Do's And Don'ts : Please refer to

How To Get There: From Kuching, take Sarawak Transport Company bus No. 6 which stops outside the main gate, from here it is a 20 minute walk to the Centre. The last return bus to Kuching is at 1700 hrs.


The Semenggoh Wildlife Centre was established in 1975 to care for wild animals which have either been found injured in the forest, orphaned, or were previously kept as illegal pets. The centre is situated within the boundaries of the Semenggoh Nature Reserve, approximately 24 km from Kuching.

When established, the three main aims of the Centre were:

- To rehabilitate wild animals who have been injured, orphaned in the wild or handicapped by
- prolonged captivity, with the objective of subsequently releasing them back to the wild.
- To conduct research on wildlife and captive breeding programmes for endangered species.
- To educate visitors and the general public about the importance of conservation.
The Centre has been a resounding success, caring for almost 1,000 endangered mammals, birds and reptiles from dozens of different species. However it is the orang utan rehabilitation programme that has made the Centre famous. In one respect, Semenggoh has been too successful – so many orang utan have been successfully reintroduced into the surrounding forest reserve that the forest’s carrying capacity has been reached, and rehabilitation activities have been transferred to the Matang Wildlife Centre, part of Kubah National Park.
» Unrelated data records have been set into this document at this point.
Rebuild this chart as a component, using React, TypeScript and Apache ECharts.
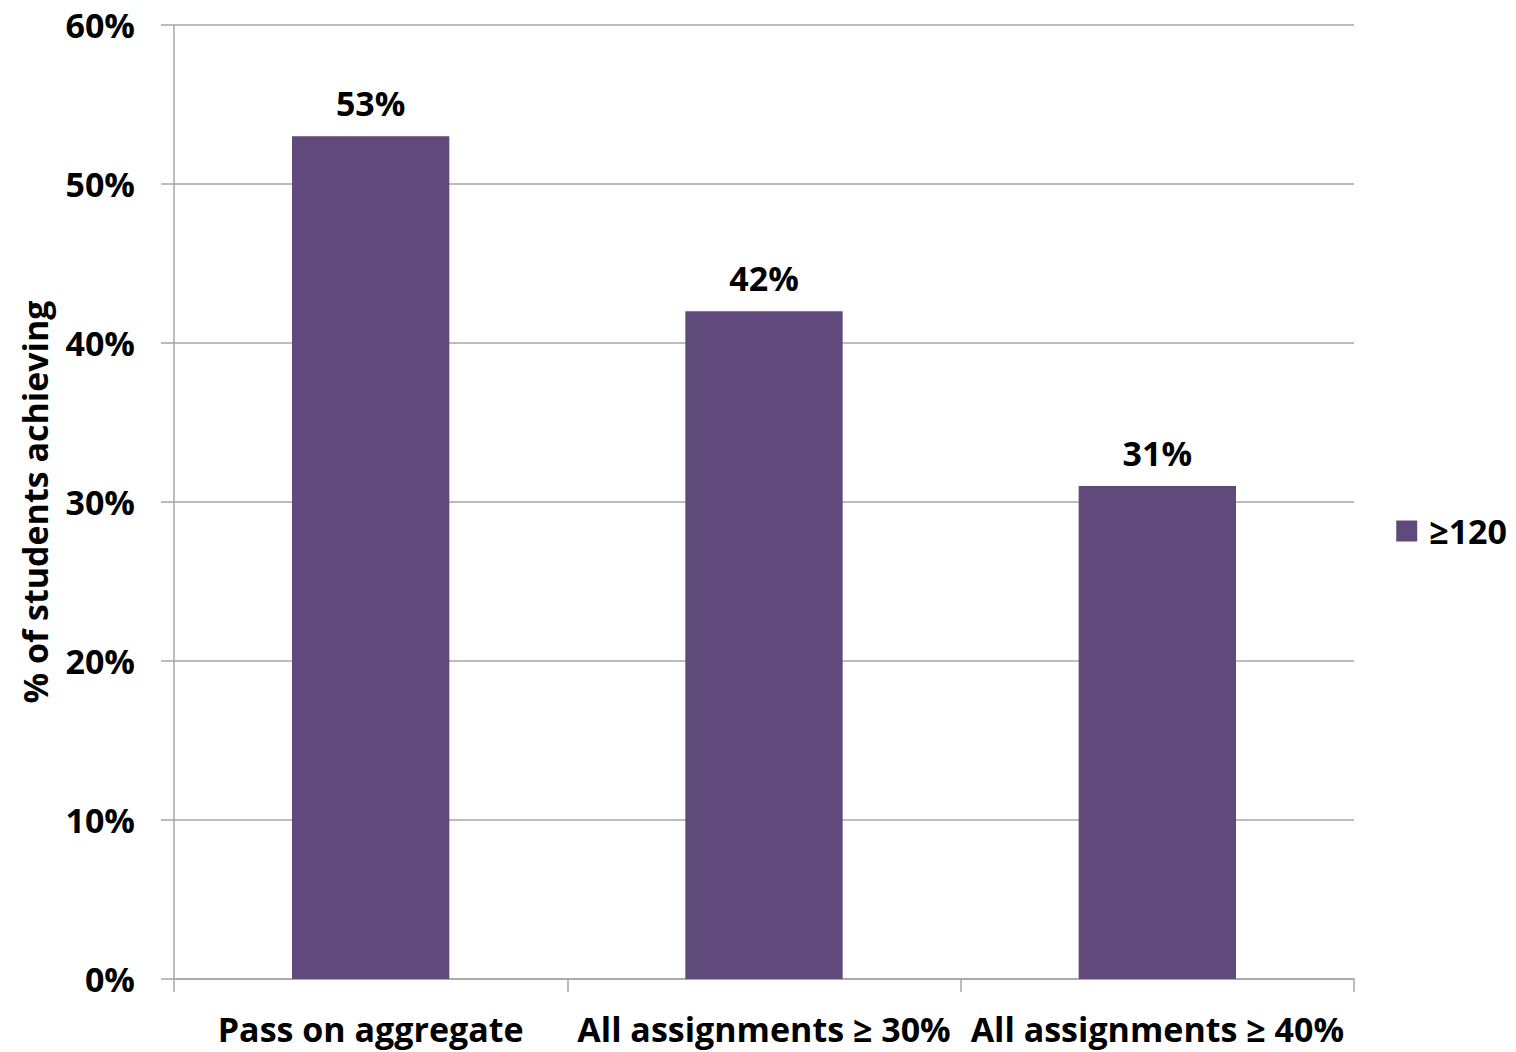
import React, { useEffect, useRef } from "react";
import * as echarts from "echarts";

const categories = ["Pass on aggregate", "All assignments ≥ 30%", "All assignments ≥ 40%"];
const values = [53, 42, 31];
const seriesName = "≥120";
const yTicks = [0, 10, 20, 30, 40, 50, 60];

const FONT = "'Open Sans', sans-serif";
const FS = 34;

export default function App() {
  const ref = useRef<HTMLDivElement>(null);
  useEffect(() => {
    const chart = echarts.init(ref.current!, null, { renderer: "svg" });
    chart.setOption({
      animation: false,
      backgroundColor: "#ffffff",
      grid: { left: 174, right: 162, top: 25, bottom: 73, containLabel: false },
      legend: {
        data: [seriesName],
        right: 4,
        top: 509,
        orient: "vertical",
        itemWidth: 21,
        itemHeight: 21,
        icon: "rect",
        textStyle: { fontFamily: FONT, fontWeight: "bold", fontSize: FS, color: "#000", padding: [0, 0, 0, 7] },
      },
      xAxis: {
        type: "category",
        data: categories,
        axisLine: { lineStyle: { color: "#a6a6a6", width: 1.5 } },
        axisTick: { show: true, length: 13, lineStyle: { color: "#a6a6a6", width: 1.5 } },
        axisLabel: { fontFamily: FONT, fontWeight: "bold", fontSize: FS, color: "#000", margin: 33, interval: 0 },
      },
      yAxis: {
        type: "value",
        min: 0,
        max: yTicks[yTicks.length - 1],
        interval: 10,
        name: "% of students achieving",
        nameLocation: "middle",
        nameGap: 122,
        nameRotate: 90,
        nameTextStyle: { fontFamily: FONT, fontWeight: "bold", fontSize: FS, color: "#000" },
        axisLine: { show: true, lineStyle: { color: "#a6a6a6", width: 1.5 } },
        axisTick: { show: true, length: 13, lineStyle: { color: "#a6a6a6", width: 1.5 } },
        splitLine: { show: true, lineStyle: { color: "#a6a6a6", width: 1.5 } },
        axisLabel: {
          fontFamily: FONT,
          fontWeight: "bold",
          fontSize: FS,
          color: "#000",
          margin: 39,
          formatter: (v: number) => v + "%",
        },
      },
      series: [
        {
          name: seriesName,
          type: "bar",
          data: values,
          barWidth: "40%",
          itemStyle: { color: "#604A7B" },
          label: {
            show: true,
            position: "top",
            distance: 16,
            fontFamily: FONT,
            fontWeight: "bold",
            fontSize: FS,
            color: "#000",
            formatter: (p: any) => p.value + "%",
          },
        },
      ],
    });
    return () => chart.dispose();
  }, []);
  return <div ref={ref} style={{ width: 1516, height: 1052, position: "absolute", left: 0, top: 0 }} />;
}
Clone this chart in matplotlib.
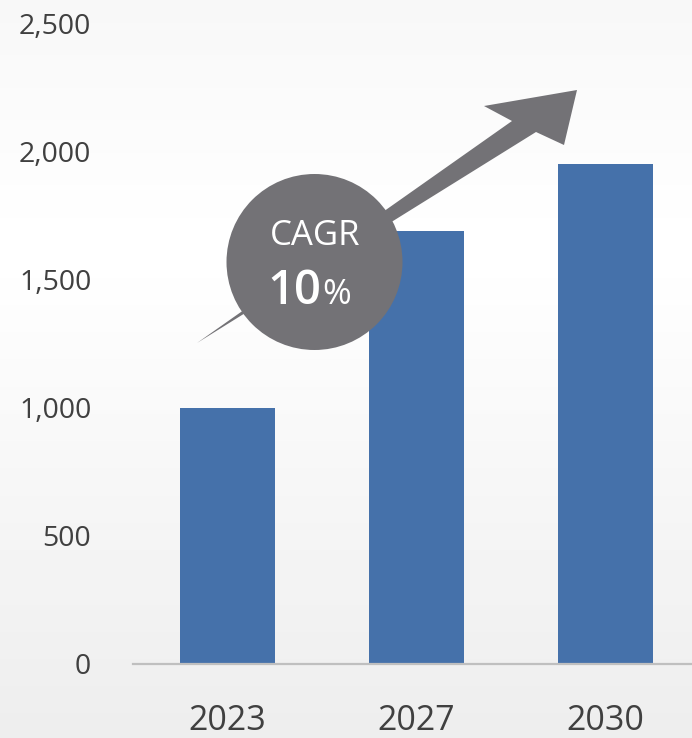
import numpy as np
import matplotlib
matplotlib.use("Agg")
import matplotlib.pyplot as plt
from matplotlib.patches import Polygon, Circle
from matplotlib.ticker import FuncFormatter

years = ["2023", "2027", "2030"]
market = [1000, 1690, 1955]
cagr_label = "CAGR"
cagr_value = "10"

plt.rcParams['font.family'] = ['Open Sans', 'DejaVu Sans']

W, H = 692, 738
fig = plt.figure(figsize=(W / 100, H / 100), dpi=100)

# soft vertical background gradient
bg = fig.add_axes([0, 0, 1, 1])
rows = np.interp(np.arange(H), [0, 250, H], [0.97, 1.0, 0.93])
bg.imshow(np.repeat(rows[:, None], 2, axis=1), cmap='gray', vmin=0, vmax=1,
          aspect='auto', extent=[0, 1, 0, 1])
bg.axis('off')

ax = fig.add_axes([133 / W, 1 - 664 / H, 567 / W, 640 / H])
ax.set_facecolor('none')
x = np.arange(len(years))
ax.bar(x, market, width=0.5, color='#4571AA', zorder=2)
ax.set_xlim(-0.5, 2.5)
ax.set_ylim(0, 2500)
ax.set_yticks(np.arange(0, 2501, 500))
ax.yaxis.set_major_formatter(FuncFormatter(lambda v, p: f"{v:,.0f}"))
ax.set_xticks(x, years)
for s in ['top', 'right', 'left']:
    ax.spines[s].set_visible(False)
ax.spines['bottom'].set_color('#BFBFBF')
ax.spines['bottom'].set_linewidth(1.6)
ax.tick_params(axis='y', length=0, pad=30, labelsize=20.5, labelcolor='#404040')
ax.tick_params(axis='x', length=0, pad=29, labelsize=24.5, labelcolor='#404040')

# CAGR arrow + badge, in pixel space
ov = fig.add_axes([0, 0, 1, 1])
ov.set_xlim(0, W)
ov.set_ylim(H, 0)
ov.axis('off')
ov.patch.set_alpha(0)
grey = '#737276'
arrow = [(197, 343), (512, 121), (484, 106), (577, 90), (564, 145), (536, 132)]
ov.add_patch(Polygon(arrow, closed=True, color=grey, lw=0))
ov.add_patch(Circle((314.5, 262), 88, color=grey, lw=0))
ov.text(315, 245, cagr_label, ha='center', va='baseline', color='white', fontsize=25)
ov.text(321, 304, cagr_value, ha='right', va='baseline', color='white',
        fontsize=34, fontweight='semibold')
ov.text(322, 304, "%", ha='left', va='baseline', color='white', fontsize=25)

fig.savefig('out.png', dpi=100)
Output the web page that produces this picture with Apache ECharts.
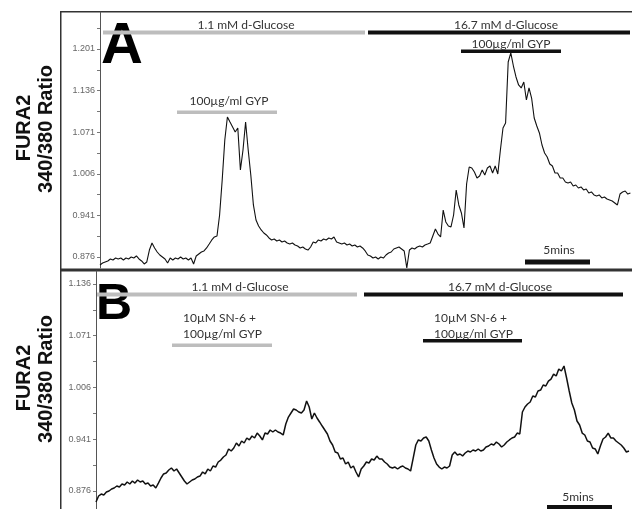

As a result of its success, Semenggoh’s role has changed and it is nowadays a centre for the study of orang utan biology and behaviour, as well as a safe and natural haven for dozens of semi-wild orang utan, graduates of the rehabilitation programme. It is also home to numerous baby orang utan, born in the wild to rehabilitated mothers, a further testament to the success of the programme.

A visit to Semenggoh is a once in a lifetime experience - a chance to see semi-wild orang utan, ranging from tiny infants and boisterous adolescents to dignified mature adults, enjoying life in a secure natural habitat.